◆ Exercise prompt: Return the material exactly as supplied, apart from the pictures, which are omitted.

━━━━━━━━

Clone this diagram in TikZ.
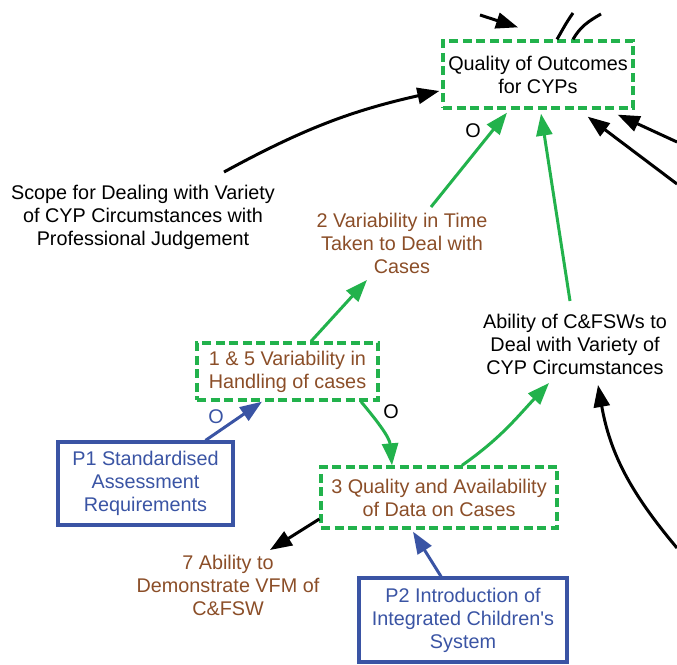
\documentclass[tikz,border=0pt]{standalone}
\usepackage{fontspec}
\setmainfont{Liberation Sans}
\newfontfamily\plainsans{Liberation Sans}
\usetikzlibrary{arrows.meta}
\definecolor{cldgreen}{RGB}{34,178,76}
\definecolor{cldbrown}{RGB}{139,78,40}
\definecolor{cldblue}{RGB}{58,84,164}
\begin{document}
\begin{tikzpicture}[x=1pt,y=1pt,
  every node/.style={font=\fontsize{19.8}{23}\selectfont, align=center, inner sep=0pt},
  dbox/.style={draw=cldgreen, line width=3.3pt, dash pattern=on 9pt off 4.5pt},
  pbox/.style={draw=cldblue, line width=3.2pt, text=cldblue},
  blk/.style={line width=3pt, -{Triangle[length=22pt,width=16pt]}},
  grn/.style={blk, draw=cldgreen},
  blu/.style={blk, draw=cldblue},
  plain/.style={line width=3pt}
]
\useasboundingbox (0,0) rectangle (677,664);

% nodes
\node[dbox, minimum width=190pt, minimum height=67pt] (Q) at (538,589.5) {Quality of Outcomes\\for CYPs};
\node (scope) at (143,447) {Scope for Dealing with Variety\\of CYP Circumstances with\\Professional Judgement};
\node[text=cldbrown] (var2) at (402,421) {2 Variability in Time\\Taken to Deal with\\Cases};
\node[dbox, text=cldbrown, minimum width=181pt, minimum height=57pt] (v15) at (287.5,292.5) {1 \& 5 Variability in\\Handling of cases};
\node[pbox, minimum width=175pt, minimum height=83pt] (P1) at (145.5,180.5) {P1 Standardised\\Assessment\\Requirements};
\node[dbox, text=cldbrown, minimum width=236pt, minimum height=61pt] (d3) at (439,166.5) {3 Quality and Availability\\of Data on Cases};
\node (abil) at (575,320) {Ability of C\&FSWs to\\Deal with Variety of\\CYP Circumstances};
\node[pbox, minimum width=208pt, minimum height=84pt] (P2) at (463,44) {P2 Introduction of\\Integrated Children{\plainsans '}s\\System};
\node[text=cldbrown] (vfm) at (228,79) {7 Ability to\\Demonstrate VFM of\\C\&FSW};

% labels
\node (o1) at (473,533) {O};
\node[text=cldblue] (o2) at (216,247) {O};
\node (o3) at (391,252) {O};

% free ends
\coordinate (r1) at (677,522);
\coordinate (r2) at (677,480);
\coordinate (r3) at (677,116);
\coordinate (t1) at (480,649);
\coordinate (t2) at (573,651);
\coordinate (t3) at (601,650);

% connectors
\draw[blk] ([shift={(81,45)}]scope.center) to[bend left=8] ([shift={(-2,-16.5)}]Q.west);
\draw[grn] ([shift={(29,36)}]var2.center) -- ([shift={(-31,-3)}]Q.south);
\draw[grn] ([shift={(-5,43)}]abil.center) -- ([shift={(3,-4)}]Q.south);
\draw[grn] ([xshift=23.5]v15.north) -- ([shift={(-35,-37)}]var2.center);
\draw[blu] ([xshift=60]P1.north) -- ([xshift=-25.5]v15.south);
\draw[grn] ([xshift=73.5]v15.south) to[out=-50,in=95] ([xshift=-47]d3.north);
\draw[grn] ([xshift=23]d3.north) to[out=35,in=227] ([shift={(-26,-39)}]abil.center);
\draw[blu] ([xshift=-22]P2.north) -- ([shift={(-26,-2)}]d3.south);
\draw[blk] ([yshift=-21.5]d3.west) -- ([shift={(42,35)}]vfm.center);
\draw[blk] (r3) to[out=130,in=280] ([shift={(23,-41)}]abil.center);
\draw[blk] (r1) -- ([shift={(-17,-5)}]Q.south east);
\draw[blk] (r2) -- ([shift={(-47,-7)}]Q.south east);
\draw[blk] (t1) -- ([shift={(-20,12)}]Q.north);
\draw[plain] ([xshift=19]Q.north) to[out=60,in=235] (t2);
\draw[plain] ([xshift=35]Q.north) to[out=60,in=210] (t3);
\end{tikzpicture}
\end{document}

━━━━━━━━

◆ Complete response:
Clone this diagram in TikZ.
\documentclass[tikz,border=0pt]{standalone}
\usepackage{fontspec}
\setmainfont{Liberation Sans}
\newfontfamily\plainsans{Liberation Sans}
\usetikzlibrary{arrows.meta}
\definecolor{cldgreen}{RGB}{34,178,76}
\definecolor{cldbrown}{RGB}{139,78,40}
\definecolor{cldblue}{RGB}{58,84,164}
\begin{document}
\begin{tikzpicture}[x=1pt,y=1pt,
  every node/.style={font=\fontsize{19.8}{23}\selectfont, align=center, inner sep=0pt},
  dbox/.style={draw=cldgreen, line width=3.3pt, dash pattern=on 9pt off 4.5pt},
  pbox/.style={draw=cldblue, line width=3.2pt, text=cldblue},
  blk/.style={line width=3pt, -{Triangle[length=22pt,width=16pt]}},
  grn/.style={blk, draw=cldgreen},
  blu/.style={blk, draw=cldblue},
  plain/.style={line width=3pt}
]
\useasboundingbox (0,0) rectangle (677,664);

% nodes
\node[dbox, minimum width=190pt, minimum height=67pt] (Q) at (538,589.5) {Quality of Outcomes\\for CYPs};
\node (scope) at (143,447) {Scope for Dealing with Variety\\of CYP Circumstances with\\Professional Judgement};
\node[text=cldbrown] (var2) at (402,421) {2 Variability in Time\\Taken to Deal with\\Cases};
\node[dbox, text=cldbrown, minimum width=181pt, minimum height=57pt] (v15) at (287.5,292.5) {1 \& 5 Variability in\\Handling of cases};
\node[pbox, minimum width=175pt, minimum height=83pt] (P1) at (145.5,180.5) {P1 Standardised\\Assessment\\Requirements};
\node[dbox, text=cldbrown, minimum width=236pt, minimum height=61pt] (d3) at (439,166.5) {3 Quality and Availability\\of Data on Cases};
\node (abil) at (575,320) {Ability of C\&FSWs to\\Deal with Variety of\\CYP Circumstances};
\node[pbox, minimum width=208pt, minimum height=84pt] (P2) at (463,44) {P2 Introduction of\\Integrated Children{\plainsans '}s\\System};
\node[text=cldbrown] (vfm) at (228,79) {7 Ability to\\Demonstrate VFM of\\C\&FSW};

% labels
\node (o1) at (473,533) {O};
\node[text=cldblue] (o2) at (216,247) {O};
\node (o3) at (391,252) {O};

% free ends
\coordinate (r1) at (677,522);
\coordinate (r2) at (677,480);
\coordinate (r3) at (677,116);
\coordinate (t1) at (480,649);
\coordinate (t2) at (573,651);
\coordinate (t3) at (601,650);

% connectors
\draw[blk] ([shift={(81,45)}]scope.center) to[bend left=8] ([shift={(-2,-16.5)}]Q.west);
\draw[grn] ([shift={(29,36)}]var2.center) -- ([shift={(-31,-3)}]Q.south);
\draw[grn] ([shift={(-5,43)}]abil.center) -- ([shift={(3,-4)}]Q.south);
\draw[grn] ([xshift=23.5]v15.north) -- ([shift={(-35,-37)}]var2.center);
\draw[blu] ([xshift=60]P1.north) -- ([xshift=-25.5]v15.south);
\draw[grn] ([xshift=73.5]v15.south) to[out=-50,in=95] ([xshift=-47]d3.north);
\draw[grn] ([xshift=23]d3.north) to[out=35,in=227] ([shift={(-26,-39)}]abil.center);
\draw[blu] ([xshift=-22]P2.north) -- ([shift={(-26,-2)}]d3.south);
\draw[blk] ([yshift=-21.5]d3.west) -- ([shift={(42,35)}]vfm.center);
\draw[blk] (r3) to[out=130,in=280] ([shift={(23,-41)}]abil.center);
\draw[blk] (r1) -- ([shift={(-17,-5)}]Q.south east);
\draw[blk] (r2) -- ([shift={(-47,-7)}]Q.south east);
\draw[blk] (t1) -- ([shift={(-20,12)}]Q.north);
\draw[plain] ([xshift=19]Q.north) to[out=60,in=235] (t2);
\draw[plain] ([xshift=35]Q.north) to[out=60,in=210] (t3);
\end{tikzpicture}
\end{document}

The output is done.